Anthony and Tracey spoke with me earlier about the misconceptions the public has about volunteers. They say it is much more complicated than just walking in and wanting to volunteer, and their credentials prove this. Both Anthony and Tracey have undergone certification to best equip them with the knowledge and skills needed to help people.
Today they will be fielding overflow emergency phone calls to the EOC, which are expected to pick up in the afternoon and later tonight. Residents of the county can be rest assured the men and women at the EOC are capable, qualified individuals.
Be sure to keep checking the blog for updates. The conference call will take place shortly.
10:15 a.m.: I got off the phone with Meridian City Public Works moments ago and a secretary told me that they will wait to start salting roads in the city until ice begins to accumulate and become visible.
Baxter of the National Weather Service said to expect roads to start icing over in the next one to two hours. Roads at an angle will ice over more quickly, particularly roads with an angle facing the north.
Exercise extreme caution while driving in the coming hours.
9:45 a.m.: I spoke with weather wizard John Baxter of the National Weather Service, and his forecast was certainly more frigid than anticipated.
According to Baxter, we've already seen the high temperature for the day and as rain continues to fall, temperatures will drop and moisture falling in the air and accumulated water on the ground will begin to freeze.
This means rain has already started turning to sleet, and snow could start falling around 2 p.m. or 3 p.m., sooner than expected. Baxter said when nightfall comes a hard freeze will most likely keep road conditions icy into the morning.
Regis Philbin and Kelly Ripa chatter jovially to an empty room next to me while city and county officials dutifully monitor radar progressions of precipitation over Lauderdale and neighboring counties on a series of four TVs.

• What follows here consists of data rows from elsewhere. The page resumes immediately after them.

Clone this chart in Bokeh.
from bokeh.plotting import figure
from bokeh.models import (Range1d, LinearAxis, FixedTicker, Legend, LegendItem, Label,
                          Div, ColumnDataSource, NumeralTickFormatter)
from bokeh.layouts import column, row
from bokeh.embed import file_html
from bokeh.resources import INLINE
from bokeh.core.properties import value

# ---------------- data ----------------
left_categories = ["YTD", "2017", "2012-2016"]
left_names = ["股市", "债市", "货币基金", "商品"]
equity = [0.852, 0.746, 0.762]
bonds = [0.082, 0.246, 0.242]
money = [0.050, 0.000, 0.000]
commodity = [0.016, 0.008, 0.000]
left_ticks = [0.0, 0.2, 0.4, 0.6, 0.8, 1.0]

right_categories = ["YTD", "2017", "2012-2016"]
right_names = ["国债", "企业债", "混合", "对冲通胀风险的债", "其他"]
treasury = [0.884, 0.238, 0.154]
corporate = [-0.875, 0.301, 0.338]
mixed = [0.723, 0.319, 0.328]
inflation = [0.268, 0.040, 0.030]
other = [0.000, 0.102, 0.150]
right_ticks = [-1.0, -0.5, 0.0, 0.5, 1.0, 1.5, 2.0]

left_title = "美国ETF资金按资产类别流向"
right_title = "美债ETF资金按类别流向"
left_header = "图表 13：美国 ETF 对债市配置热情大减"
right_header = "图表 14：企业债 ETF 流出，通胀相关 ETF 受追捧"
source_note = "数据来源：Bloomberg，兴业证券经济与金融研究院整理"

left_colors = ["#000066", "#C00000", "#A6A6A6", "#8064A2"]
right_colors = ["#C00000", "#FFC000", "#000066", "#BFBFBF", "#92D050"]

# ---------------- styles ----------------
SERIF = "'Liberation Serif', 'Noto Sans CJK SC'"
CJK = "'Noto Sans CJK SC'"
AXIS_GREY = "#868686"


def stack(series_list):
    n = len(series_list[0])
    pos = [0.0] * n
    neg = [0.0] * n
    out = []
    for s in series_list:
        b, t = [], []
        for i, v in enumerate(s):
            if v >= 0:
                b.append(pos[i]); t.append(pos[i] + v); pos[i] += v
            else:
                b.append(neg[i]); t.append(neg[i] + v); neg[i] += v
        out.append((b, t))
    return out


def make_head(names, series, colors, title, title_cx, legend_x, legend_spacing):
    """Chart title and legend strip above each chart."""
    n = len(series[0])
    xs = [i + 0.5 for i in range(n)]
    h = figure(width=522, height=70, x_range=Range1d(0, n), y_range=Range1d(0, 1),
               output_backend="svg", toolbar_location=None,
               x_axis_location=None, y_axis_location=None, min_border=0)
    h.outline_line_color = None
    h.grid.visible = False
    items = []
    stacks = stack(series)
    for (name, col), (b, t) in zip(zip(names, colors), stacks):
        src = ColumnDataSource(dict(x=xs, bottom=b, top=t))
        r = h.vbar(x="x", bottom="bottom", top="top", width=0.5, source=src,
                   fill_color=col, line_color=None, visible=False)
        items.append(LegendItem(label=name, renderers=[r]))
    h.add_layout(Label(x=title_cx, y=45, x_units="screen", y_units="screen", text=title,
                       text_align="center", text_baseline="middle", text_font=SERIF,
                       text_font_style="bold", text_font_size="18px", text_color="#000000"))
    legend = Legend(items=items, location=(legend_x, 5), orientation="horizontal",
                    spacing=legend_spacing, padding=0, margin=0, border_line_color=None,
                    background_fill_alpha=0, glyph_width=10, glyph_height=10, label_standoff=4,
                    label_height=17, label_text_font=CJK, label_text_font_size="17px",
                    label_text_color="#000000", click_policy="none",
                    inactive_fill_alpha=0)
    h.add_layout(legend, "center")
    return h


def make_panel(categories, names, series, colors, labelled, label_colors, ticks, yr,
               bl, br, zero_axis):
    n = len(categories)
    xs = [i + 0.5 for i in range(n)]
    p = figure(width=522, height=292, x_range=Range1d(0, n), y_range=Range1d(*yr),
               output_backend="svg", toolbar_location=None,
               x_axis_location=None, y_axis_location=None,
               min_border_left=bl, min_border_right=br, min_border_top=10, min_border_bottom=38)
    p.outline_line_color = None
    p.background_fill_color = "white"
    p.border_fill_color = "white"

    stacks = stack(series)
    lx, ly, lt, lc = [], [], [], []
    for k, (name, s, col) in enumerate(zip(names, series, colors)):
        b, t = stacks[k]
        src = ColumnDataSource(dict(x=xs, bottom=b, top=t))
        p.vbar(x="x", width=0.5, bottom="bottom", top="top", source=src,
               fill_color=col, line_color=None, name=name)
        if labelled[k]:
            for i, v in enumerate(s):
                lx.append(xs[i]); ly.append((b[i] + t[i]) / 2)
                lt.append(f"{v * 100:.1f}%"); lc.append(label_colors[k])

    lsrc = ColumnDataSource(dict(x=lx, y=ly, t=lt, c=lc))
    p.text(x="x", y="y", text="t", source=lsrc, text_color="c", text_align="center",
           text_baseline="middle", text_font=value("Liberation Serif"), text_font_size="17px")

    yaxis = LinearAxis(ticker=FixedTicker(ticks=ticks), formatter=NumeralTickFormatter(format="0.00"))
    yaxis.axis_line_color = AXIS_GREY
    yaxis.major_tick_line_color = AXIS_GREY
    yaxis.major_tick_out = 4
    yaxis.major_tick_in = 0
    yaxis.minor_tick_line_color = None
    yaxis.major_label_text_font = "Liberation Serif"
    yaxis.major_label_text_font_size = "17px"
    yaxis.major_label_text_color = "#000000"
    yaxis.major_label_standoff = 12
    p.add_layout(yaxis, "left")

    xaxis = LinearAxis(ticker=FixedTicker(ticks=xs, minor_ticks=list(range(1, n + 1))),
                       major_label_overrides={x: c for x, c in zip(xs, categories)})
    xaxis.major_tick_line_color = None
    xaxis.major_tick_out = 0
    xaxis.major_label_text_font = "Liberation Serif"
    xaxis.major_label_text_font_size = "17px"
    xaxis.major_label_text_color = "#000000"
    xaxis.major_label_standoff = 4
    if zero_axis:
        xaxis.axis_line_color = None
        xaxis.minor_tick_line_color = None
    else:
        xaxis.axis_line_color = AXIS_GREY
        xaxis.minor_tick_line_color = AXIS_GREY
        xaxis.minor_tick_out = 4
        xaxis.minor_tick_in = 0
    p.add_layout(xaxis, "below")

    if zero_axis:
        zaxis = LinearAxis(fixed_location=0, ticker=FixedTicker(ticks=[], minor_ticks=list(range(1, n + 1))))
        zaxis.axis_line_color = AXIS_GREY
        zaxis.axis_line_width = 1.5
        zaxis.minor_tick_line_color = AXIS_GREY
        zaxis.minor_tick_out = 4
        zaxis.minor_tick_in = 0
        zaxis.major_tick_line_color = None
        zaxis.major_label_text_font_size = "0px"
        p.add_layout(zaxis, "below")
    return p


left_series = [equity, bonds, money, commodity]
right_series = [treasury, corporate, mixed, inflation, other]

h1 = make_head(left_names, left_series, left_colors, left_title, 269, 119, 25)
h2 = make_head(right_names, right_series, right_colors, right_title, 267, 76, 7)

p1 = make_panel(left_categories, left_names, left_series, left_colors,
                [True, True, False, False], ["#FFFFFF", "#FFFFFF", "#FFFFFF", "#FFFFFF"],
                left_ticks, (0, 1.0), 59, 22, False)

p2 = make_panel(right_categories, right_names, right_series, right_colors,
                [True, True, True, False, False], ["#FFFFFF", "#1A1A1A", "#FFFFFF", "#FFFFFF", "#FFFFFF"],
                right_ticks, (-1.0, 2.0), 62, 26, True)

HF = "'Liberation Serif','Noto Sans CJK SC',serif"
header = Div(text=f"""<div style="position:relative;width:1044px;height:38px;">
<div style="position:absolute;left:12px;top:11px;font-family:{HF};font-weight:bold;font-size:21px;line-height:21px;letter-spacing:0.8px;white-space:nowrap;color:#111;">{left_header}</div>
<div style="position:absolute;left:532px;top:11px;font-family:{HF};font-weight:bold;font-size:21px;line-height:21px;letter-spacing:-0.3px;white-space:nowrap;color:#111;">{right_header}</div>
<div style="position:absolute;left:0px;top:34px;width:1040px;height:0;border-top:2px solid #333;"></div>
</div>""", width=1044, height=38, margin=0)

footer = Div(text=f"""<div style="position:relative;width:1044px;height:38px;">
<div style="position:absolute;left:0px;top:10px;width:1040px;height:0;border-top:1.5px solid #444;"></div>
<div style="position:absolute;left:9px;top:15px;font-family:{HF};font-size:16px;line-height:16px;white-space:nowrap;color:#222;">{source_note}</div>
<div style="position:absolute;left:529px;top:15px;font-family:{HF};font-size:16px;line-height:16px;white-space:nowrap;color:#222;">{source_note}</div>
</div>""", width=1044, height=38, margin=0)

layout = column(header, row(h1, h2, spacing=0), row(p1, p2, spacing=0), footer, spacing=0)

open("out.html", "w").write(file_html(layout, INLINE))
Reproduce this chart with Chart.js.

A conference call on the weather will take place at 11 a.m. at the county EOC where I've moved. I'll be updating live as it occurs.
9:15 a.m.: LEMA officials just began spreading salt at the entrance of the EOC, which means conditions are prime for dangerously icy roads and sidewalks. I almost gained the dubious privilege of becoming the first injury trying to snap a photo outside.
Susan Wehr of American Red Cross and I spoke about what sort of disaster relief it can provide in ice storms and what to do if you find yourself. Wehr directs the Key Chapter, which includes Lauderdale, Clarke, Kemper, Neshoba, Scott, Leake and Newton Counties.
"If [the weather] tears down their power, they should call the Red Cross and we'll let them know when the shelter will be open," Wehr said.
Those who require emergency assistance because of the weather can call the EOC at 601-485-1826, where their call will be directed to the appropriate agency. Check back for more details throughout the day.
9 a.m.: Sleet has been reported. Patrol units reporting on Old 8th Street Road in Meridian sleet is falling. Motorists are urged to exercise caution when driving.
8:55 a.m.: According to the Lauderdale County Emergency Management Operations Center minutes ago officials in Neshoba County were reporting overpasses and some roadways were seeing freezing conditions. Officials with the LEMA said the temperatures in Neshoba County are at 32 degrees and falling. Officials report the freeze line has entered Lauderdale County and motorists are advised to pay strict attention to the road conditions
8:15 a.m.: According to some weather reports, rain will persist, changing to snow about 5 p.m. There's about a 60 percent chance of that change. At least for now, but things constantly change.
8 a.m.: I just sat down with David Sharp, director of the Lauderdale Emergency Management Agency, and asked him a few questions about what to expect from the weather this morning and later today.
Sharp told me that temperatures didn't drop quite as "low as we expected last night, so that's good for this morning." He also said that cold rain and sleet are possible this morning, though, so take precaution when driving.
In Sharp's words: "Tonight might be the worst of the whole thing."
Because the rain has slowed down in getting here, it might be noon or mid-afternoon before temperatures possibly drop below freezing. LEMA is conducting "business as usual" until temperatures and weather conditions change.
7:15 a.m.: County agencies are still in the process setting up at the Emergency Operations Center here on 26th Avenue.
During my drive over here from my apartment, light rain began to drizzle as Karen Brown on Mississippi Public Radio gave me a debriefing about what to expect from the weather throughout the day.
3 a.m.: It appears much of this may be "radar-only" data and not actual precipitation that is hitting the ground. But, for what it's worth, here's a screen shot of the latest radar from weather.com. We will keep you posted if anything of interest happens before 7 a.m.
Radar is indicating a large area of wintry precipitation — stretching from Union south to Rose Hill — moving east across the area.